どうして、教育「改革」なのか―シリーズ【アクティブ・ラーニングから探究的な学習へ】1

どうして、教育「改革」なのか―シリーズ【アクティブ・ラーニングから探究的な学習へ】1

*本連載は、がもうりょうた氏の『「探究」カリキュラム・デザインブック』(ヴィッセン出版)、『探究実践ガイドブック』(七猫社)を再編したものです。『「探究」カリキュラム・デザインブック』に関してはヴィッセン出版より掲載の許可を得ております。ページの下に両著作をお求めやすい特別価格で販売する七猫社の​会員限定ショップへのご案内があります

(1)「 新しい学び」と「生涯学習」の時代

2016年度・2017年度と立て続けに、新しい学習指導要領が発表されました。今回の学習指導要領改訂では「アクティブ・ラーニング」(主体的・対話的で深い学び)など、教育方法にまで言及された、かなり踏み込んだ内容となっています。

また、2020年度に新しいセンター試験(大学入学共通テスト)が始まり、教育改革のムードが本格化していきます。

このような近年の教育改革の流れは1980年代の臨時教育審議会(政府の諮問機関)から始まったと考えられます(文献1)。そこでの議論は「教育の自由化」や「生涯学習」という従来なかったテーマを示し、後の「生きる力」という「新しい学力」の提案へとつながっていきました。

このような教育改革は、それまでの「詰め込み教育」への反省とともに、経済成長の一段落した日本が今後、いかにしてグローバル社会のなかで成熟していくのかという問題を背景にしていたと考えられます。

「新しい学び」を考えるうえで重要な概念として「生涯学習」というものがあります。この言葉は1965年、ユネスコのポール・ラングランが提唱したものです。

それまでの教育は小学校から大学までの極めて限られた期間を対象としたものでした。しかし、これからの教育はそれこそ「赤ちゃんから高齢者まで」、つまり、「生まれたときから死ぬまで」の「生涯発達」(文献2)をターゲットとする。これが「生涯学習」の考え方です。

それは「受験のための勉強」から「生きるための学習」、「働き、市民として生活をするための知識や技術、態度を身につける教育」へと変化するものでした。このような「生涯学習」の基盤となる力が今の学校教育のベースになっている「 生きる力」と呼ばれる学力なのです。

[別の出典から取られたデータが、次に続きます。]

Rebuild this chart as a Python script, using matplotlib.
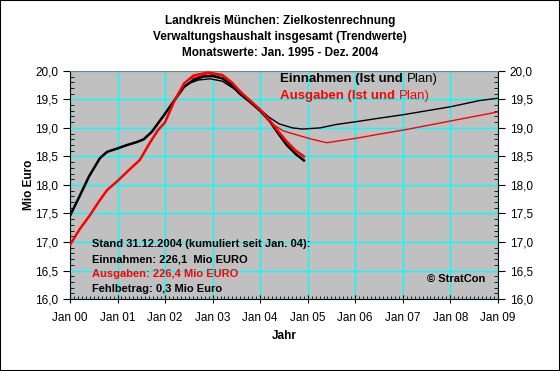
import matplotlib
matplotlib.use("Agg")
import matplotlib.pyplot as plt
from matplotlib.ticker import MultipleLocator, FuncFormatter

plt.rcParams['font.family'] = ['Liberation Sans', 'DejaVu Sans']

# Jahre seit Jan 2000
ein_ist_t = [0, 0.2, 0.4, 0.63, 0.78, 1.0, 1.2, 1.4, 1.55, 1.72, 2.0, 2.21, 2.4, 2.6, 2.8,
             3.0, 3.2, 3.4, 3.57, 3.78, 4.0, 4.2, 4.4, 4.56, 4.75, 4.92]
ein_ist = [17.46, 17.8, 18.15, 18.47, 18.58, 18.64, 18.70, 18.75, 18.80, 18.93, 19.25, 19.5,
           19.72, 19.84, 19.90, 19.91, 19.87, 19.75, 19.6, 19.46, 19.3, 19.12, 18.88, 18.70,
           18.54, 18.43]

aus_ist_t = [0, 0.2, 0.42, 0.6, 0.78, 1.0, 1.2, 1.47, 1.68, 1.85, 2.0, 2.21, 2.4, 2.6, 2.9,
             3.2, 3.4, 3.6, 3.8, 4.0, 4.2, 4.4, 4.56, 4.75, 4.92]
aus_ist = [16.95, 17.22, 17.47, 17.70, 17.91, 18.07, 18.23, 18.44, 18.74, 18.96, 19.1, 19.5,
           19.78, 19.92, 19.97, 19.93, 19.8, 19.62, 19.47, 19.32, 19.13, 18.92, 18.76, 18.60,
           18.50]

ein_plan_t = [2.5, 2.7, 2.95, 3.2, 3.5, 3.8, 4.0, 4.2, 4.4, 4.68, 4.9, 5.26, 5.6, 6.03, 6.5,
              7.0, 7.5, 8.0, 8.62, 9.0]
ein_plan = [19.78, 19.84, 19.86, 19.82, 19.66, 19.47, 19.32, 19.18, 19.07, 19.0, 18.98, 19.0,
            19.06, 19.11, 19.17, 19.23, 19.30, 19.37, 19.48, 19.52]

aus_plan_t = [2.5, 2.9, 3.2, 3.5, 3.8, 4.0, 4.27, 4.48, 4.84, 5.1, 5.4, 6.03, 6.5, 7.0, 7.5,
              8.0, 8.5, 9.0]
aus_plan = [19.85, 19.95, 19.92, 19.7, 19.47, 19.32, 19.06, 18.95, 18.86, 18.80, 18.74, 18.82,
            18.89, 18.96, 19.04, 19.12, 19.2, 19.28]

jahre = ["Jan 00", "Jan 01", "Jan 02", "Jan 03", "Jan 04", "Jan 05", "Jan 06", "Jan 07",
         "Jan 08", "Jan 09"]

fig = plt.figure(figsize=(5.6, 3.71), dpi=100)
fig.patch.set_facecolor("white")
fig.add_artist(plt.Rectangle((0, 0), 1, 1, transform=fig.transFigure, fill=False,
                             edgecolor="black", linewidth=1.5))

ax = fig.add_axes([0.125, 0.194, 0.764, 0.615])
ax.set_facecolor("#C0C0C0")

ax.plot(ein_plan_t, ein_plan, color="black", lw=1.0, zorder=3)
ax.plot(aus_plan_t, aus_plan, color="red", lw=1.0, zorder=3)
ax.plot(ein_ist_t, ein_ist, color="black", lw=1.8, zorder=4)
ax.plot(aus_ist_t, aus_ist, color="red", lw=1.8, zorder=5)

ax.set_xlim(0, 9)
ax.set_ylim(16, 20)
ax.set_xticks(range(10))
ax.set_xticklabels(jahre)
ax.xaxis.set_minor_locator(MultipleLocator(1 / 12))
ax.yaxis.set_major_locator(MultipleLocator(0.5))
ax.yaxis.set_minor_locator(MultipleLocator(0.1))
fmt = FuncFormatter(lambda v, p: ("%.1f" % v).replace(".", ","))
ax.yaxis.set_major_formatter(fmt)
ax.grid(True, which="major", color="#00FFFF", lw=1.0, zorder=1)
ax.set_axisbelow(True)

ax.tick_params(axis="x", which="major", direction="inout", length=6, labelsize=8.5, pad=6)
ax.tick_params(axis="x", which="minor", direction="in", length=2)
ax.tick_params(axis="y", which="major", direction="out", length=5, labelsize=8.5,
               left=True, right=True, labelright=True)
ax.tick_params(axis="y", which="minor", direction="in", length=3, left=True, right=True)

for s in ["left", "bottom", "right"]:
    ax.spines[s].set_color("black")
ax.spines["top"].set_color("#808080")

ax.set_xlabel("Jahr", fontsize=8.5, fontweight="bold", labelpad=5)
ax.set_ylabel("Mio Euro", fontsize=8.5, fontweight="bold", labelpad=0)

fig.text(0.5, 0.943, "Landkreis München: Zielkostenrechnung", ha="center", va="center",
         fontsize=8.5, fontweight="bold")
fig.text(0.5, 0.900, "Verwaltungshaushalt insgesamt (Trendwerte)", ha="center", va="center",
         fontsize=8.5, fontweight="bold")
fig.text(0.5, 0.858, "Monatswerte: Jan. 1995 - Dez. 2004", ha="center", va="center",
         fontsize=8.5, fontweight="bold")

# Legende als Text
t1 = ax.text(4.42, 19.85, "Einnahmen (Ist und ", fontsize=9.5, fontweight="bold",
             color="black", va="center")
ax.annotate("Plan)", xycoords=t1, xy=(1, 0.5), va="center", fontsize=9.5, color="black")
t2 = ax.text(4.42, 19.56, "Ausgaben (Ist und ", fontsize=9.5, fontweight="bold",
             color="red", va="center")
ax.annotate("Plan)", xycoords=t2, xy=(1, 0.5), va="center", fontsize=9.5, color="red")

ax.text(0.47, 16.96, "Stand 31.12.2004 (kumuliert seit Jan. 04):", fontsize=8,
        fontweight="bold", va="center")
ax.text(0.47, 16.70, "Einnahmen: 226,1  Mio EURO", fontsize=8, fontweight="bold", va="center")
ax.text(0.47, 16.44, "Ausgaben: 226,4 Mio EURO", fontsize=8, fontweight="bold", va="center",
        color="red")
ax.text(0.47, 16.17, "Fehlbetrag: 0,3 Mio Euro", fontsize=8, fontweight="bold", va="center")
ax.text(7.5, 16.35, "© StratCon", fontsize=8, fontweight="bold", va="center")

fig.savefig("out.png", dpi=100)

文献1) 寺脇研(2013)『文部科学省「三流官庁」の知らざる素顔』、中央公論新社や渡部蓊(2006)『臨時教育審議会─その提言と教育改革の展開』学術出版会参照 
 文部科学省 - 「三流官庁」の知られざる素顔 (中公新書ラクレ)

 臨時教育審議会―その提言と教育改革の展開 (学術叢書)

文献2) 無藤隆・やまだようこ責任編集(1995)『講座 生涯発達心理学 生涯発達心理学とは何か─理論と方法』金子書房などを参照
 生涯発達心理学とは何か―理論と方法 (講座 生涯発達心理学)

(2)「 生涯学習」と「生きる力」

文部科学省は「生きる力」を3つの側面から定義しています(文献3)。1つは「確かな学力」、次に「豊かな人間性」、最後に「健康と体力」です。

出典:文部科学省初等中等教育局教育課程課「現行学習指導要領・生きる力」

ここでいう「確かな学力」とは教科書の内容を丸暗記する力ではありません。知識や技能を活用し、課題を見つけ解決する力も含まれています。また、学ぶための意欲や主体性もここに入ります。

「豊かな人間性」は自律して生きていくための力や他者との協調性、共感性を意味します。簡単に言ってしまえば自分を持った大人になるということ、そして他者とコミュニケーションする力を持つということなのです。

このような「生きる力」というのは教科書を丸暗記したり、ドリルを何度も練習したりしてつく力には思えません。

そこで登場したのが「アクティブ・ラーニング(主体的・対話的で深い学び)」という学習方法、そしてその評価や運営管理を含めた「カリキュラム・マネジメント」なのです。この学習方法を採用するというのは「他者との学び」など、これまでの学校現場では重視されてこなかった活動を教室の中心に導くことを意味します。

「アクティブ・ラーニング=主体的・対話的で深い学び」は「生きる力」をつけるための学習方法であり、「カリキュラム・マネジメント」は、ほんとうに子どもたちにその学力がついているのかを検証しながら、カリキュラムをつねに見直し修正していく営みなのです。